Penelitian itu menggunakan proses elektrokaltalitik dua langkah untuk mengubah karbon dioksida, listrik, dan air menjadi asetat yang merupakan komponen utama cuka. Asetat ini kemudian dikonsumsi organisme penghasil makanan dalam gelap untuk bisa tumbuh.

Listrik kemudian menyalakan elektrokatalisis. Sistem organik-anorganik ini dapat meningkatkan efisiensi konversi sinar matahari menjadi makanan hingga 18 kali lebih efisien untuk beberapa makanan.

"Dengan pendekatan kami, kami berusaha mengidentifikasi cara baru memproduksi makanan yang dapat menembus batas yang biasanya ditentukan oleh fotosintesis biologis," lanjut Jinkerson.

Hasil dari elektroliser dioptimalkan demi mendukung pertumbuhan organisme penghasil makanan. Elektroliser merupakan perangkat yang menggunakan listrik demi mengubah bahan baku seperti karbon dioksida jadi molekul dan produk yang berguna. Hasilnya pun meningkatkan jumlah asetat dan mengurangi jumlah garam.

Dari uji coba ini menunjukkan, berbagai organisme penghasil makanan ternyata dapat tumbuh dalam gelap, terutama ganggang hijau, ragi, dan miselium jamur.

Bahkan, teknologi ini dapat memproduksi ganggang empat kali lebih hemat energi daripada menumbuhkannya secara fotosintesis biasa.
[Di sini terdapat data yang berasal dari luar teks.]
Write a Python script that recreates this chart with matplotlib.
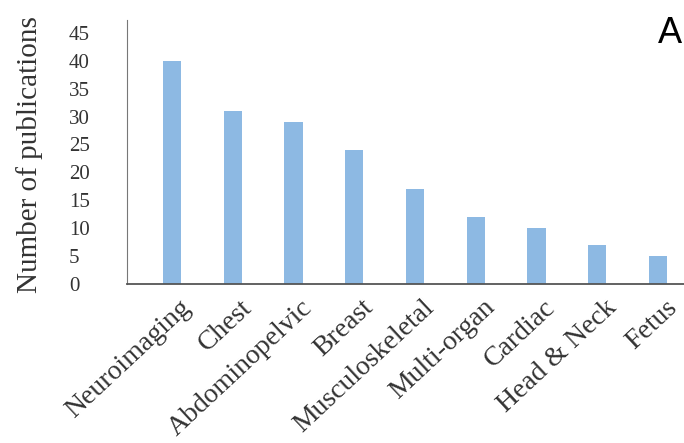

Dan pada ragi, sekitar 19 kali lipat lebih hemat energi dari biasanya dibudidayakan menggunakan gula yang diekstrasi dari jagung, terang para peneliti.

Selain ragi dan alga, teknologi berpotensi untuk dicoba pada tanaman lain yang juga diselidiki. Tanaman makanan seperti kacang tunggak, tomat, tembakau, beras, kanola, dan kacang hijau, punya kemampuan memanfaatkan karbon dari asetat ketika dibudidayakan dalam gelap.